Last month marked 49 years since Australia passed the Family Law Act, issuing in a new era of ‘no-fault’ divorces granted after a year’s separation. Prior to that legislation, parties in an unhappy marriage had to prove ‘grounds’ for severing a marriage, such as adultery, cruelty, habitual drunkenness, insanity, etc. For those of us who have not had to endure the adversarial ‘defending’ of one’s fitness, or the proving of the ‘unfitness’ of one’s spouse, it can be difficult to comprehend the stigma attached to ending a marriage under the old legal regime; the sense of shame and the public prurience that would have come Emma’s way if she had tried to institute divorce proceedings. Instead, she persevered in an often life-threating situation, a burden that few have to carry.
It is easy to forget the weight of history, when the laws, the customs, the very air itself seemed to conspire against the powerless. Like Hobbes writes in Leviathan, with much of human history existing outside of the confines of modern civilised society, life was ‘solitary, poor, nasty, brutish, and short’. Hobbes believed this was the ‘natural’ state of humanity: violent and brutal. (Hobbes argued that it necessitated a strong, authoritarian government to keep people in line.) For someone like Emma, that base level of brutality certainly seems to be there in spades.
And Emma, the Yorkshire woman who found herself adrift in colonial Australia, is just one person who was representative of countless others like her. Her world was a brutal place, a world in which a woman’s worth was measured by her capacity to endure. Domestic violence was not considered a crisis so much as a constant.
Thankfully, Women’s Suffrage introduced laws that allowed women to vote and own property, although domestic violence, rape within marriage, and coercive domination of spouses were still often par for a woman’s course.
While we encounter tales from an era that was more markedly cavalier in its discussion of daily cruelty, we like to believe that our society is moving in a steady arc towards enlightenment, and there are no shortage of success markers. Consider the rate of women killed by their current or previous intimate partners as a measure of violence against women. It has fallen by two-thirds since 1990. But despite the clear downward trend over the last few decades, there has been a spike in recent figures. In 2022–23, there were 34 women killed by a partner compared with 26 the previous year. And there have already been 42 women killed in the first half of this year alone.
The intention of Australia’s National Plan to end violence against women is to make sure instances of casual violence that pepper Emma’s life become truly relegated to history. I hope that in some distant future, when a museum researcher stumbles upon the figures of the recent spike in violence against women, they will find it as odd and unsettling as I found Emma’s.

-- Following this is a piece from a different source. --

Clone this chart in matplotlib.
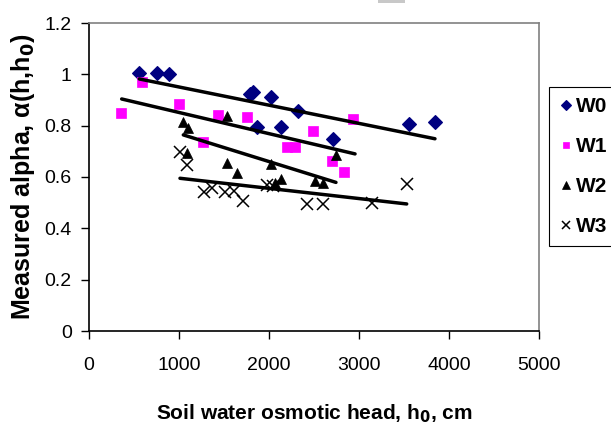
import matplotlib
matplotlib.use('Agg')
import matplotlib.pyplot as plt
from matplotlib.patches import Rectangle

plt.rcParams['font.family'] = ['Liberation Sans', 'DejaVu Sans']

# Measured points (osmotic head h0 in cm, alpha)
w0_x = [559, 752, 889, 1789, 1819, 2026, 2322, 1870, 2130, 2707, 3559, 3844]
w0_y = [1.006, 1.006, 1.0, 0.922, 0.932, 0.91, 0.858, 0.794, 0.794, 0.749, 0.806, 0.814]

w1_x = [356, 585, 1003, 1437, 1756, 1270, 2485, 2196, 2285, 2937, 2696, 2837]
w1_y = [0.848, 0.971, 0.884, 0.840, 0.832, 0.737, 0.780, 0.718, 0.718, 0.827, 0.663, 0.621]

w2_x = [1048, 1096, 1537, 1085, 1537, 1641, 2026, 2067, 2133, 2515, 2604, 2741]
w2_y = [0.815, 0.79, 0.838, 0.695, 0.656, 0.614, 0.651, 0.578, 0.591, 0.584, 0.578, 0.684]

w3_x = [1011, 1085, 1278, 1363, 1515, 1615, 1715, 1974, 2041, 2426, 2604, 3144, 3530]
w3_y = [0.699, 0.647, 0.543, 0.558, 0.543, 0.545, 0.506, 0.569, 0.565, 0.494, 0.494, 0.500, 0.573]

# Trend line end points for each treatment
w0_fit_x, w0_fit_y = [559, 3844], [0.982, 0.749]
w1_fit_x, w1_fit_y = [363, 2956], [0.904, 0.690]
w2_fit_x, w2_fit_y = [1048, 2744], [0.764, 0.579]
w3_fit_x, w3_fit_y = [1011, 3530], [0.595, 0.495]

fig = plt.figure(figsize=(6.11, 4.28), dpi=100)
ax = fig.add_axes([89 / 611, 1 - 331 / 428, 450 / 611, 308 / 428])

ax.plot(w0_x, w0_y, 'D', color='#000080', ms=7.2, mew=0.8, ls='none', label='W0')
ax.plot(w1_x, w1_y, 's', color='#FF00FF', ms=6.8, mew=0.5, ls='none', label='W1')
ax.plot(w2_x, w2_y, '^', color='black', ms=7.8, mew=0.5, ls='none', label='W2')
ax.plot(w3_x, w3_y, 'x', color='black', ms=8.5, mew=1.1, ls='none', label='W3')

for fx, fy in [(w0_fit_x, w0_fit_y), (w1_fit_x, w1_fit_y),
               (w2_fit_x, w2_fit_y), (w3_fit_x, w3_fit_y)]:
    ax.plot(fx, fy, '-', color='black', lw=2.5, solid_capstyle='round')

ax.set_xlim(0, 5000)
ax.set_ylim(0, 1.2)
ax.set_xticks([0, 1000, 2000, 3000, 4000, 5000])
ax.set_yticks([0, 0.2, 0.4, 0.6, 0.8, 1.0, 1.2])
ax.set_yticklabels(['0', '0.2', '0.4', '0.6', '0.8', '1', '1.2'])
ax.tick_params(direction='out', length=5.5, width=1, labelsize=14)
ax.tick_params(axis='x', pad=13.5)
ax.tick_params(axis='y', pad=7)

for side in ['top', 'right']:
    ax.spines[side].set_color('#808080')
    ax.spines[side].set_linewidth(1.2)
for side in ['left', 'bottom']:
    ax.spines[side].set_color('black')
    ax.spines[side].set_linewidth(1.2)

ax.set_xlabel('Soil water osmotic head, h$_\\mathbf{0}$, cm', fontsize=15,
              fontweight='bold', labelpad=20)
ax.set_ylabel('Measured alpha, α(h,h$_\\mathbf{0}$)', fontsize=18,
              fontweight='bold', labelpad=5)

leg = fig.legend(loc='upper left', bbox_to_anchor=(549 / 611, 1 - 87 / 428),
                 fancybox=False, framealpha=1, edgecolor='black',
                 prop={'weight': 'bold', 'size': 15}, handlelength=0.6,
                 handletextpad=0.2, labelspacing=1.0, borderpad=0.5,
                 markerscale=0.72, borderaxespad=0)
leg.get_frame().set_linewidth(0.8)

# small grey tab at the top edge
fig.patches.append(Rectangle((378 / 611, 1 - 3 / 428), 27 / 611, 3 / 428,
                             transform=fig.transFigure, facecolor='#c8c8c8',
                             linewidth=0))

plt.savefig('out.png', dpi=100)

The last records I have found of Emma are from the 1920s, when she was a beloved local figure in Invermay, Tasmania. Emma’s life was neither exceptional nor unexceptional. Her statements on family and domestic violence, spousal abuse and control, suicide attempts, and even attempted murder are calmly rattled off as an accepted, almost expected, part of her story. In her final years, Emma found joy in teaching village girls to dance — the passion that once led her father to beat her until she bled. How far we’ve come. And how much of the past still lingers in our present.
Barry Gittins is a Melbourne writer.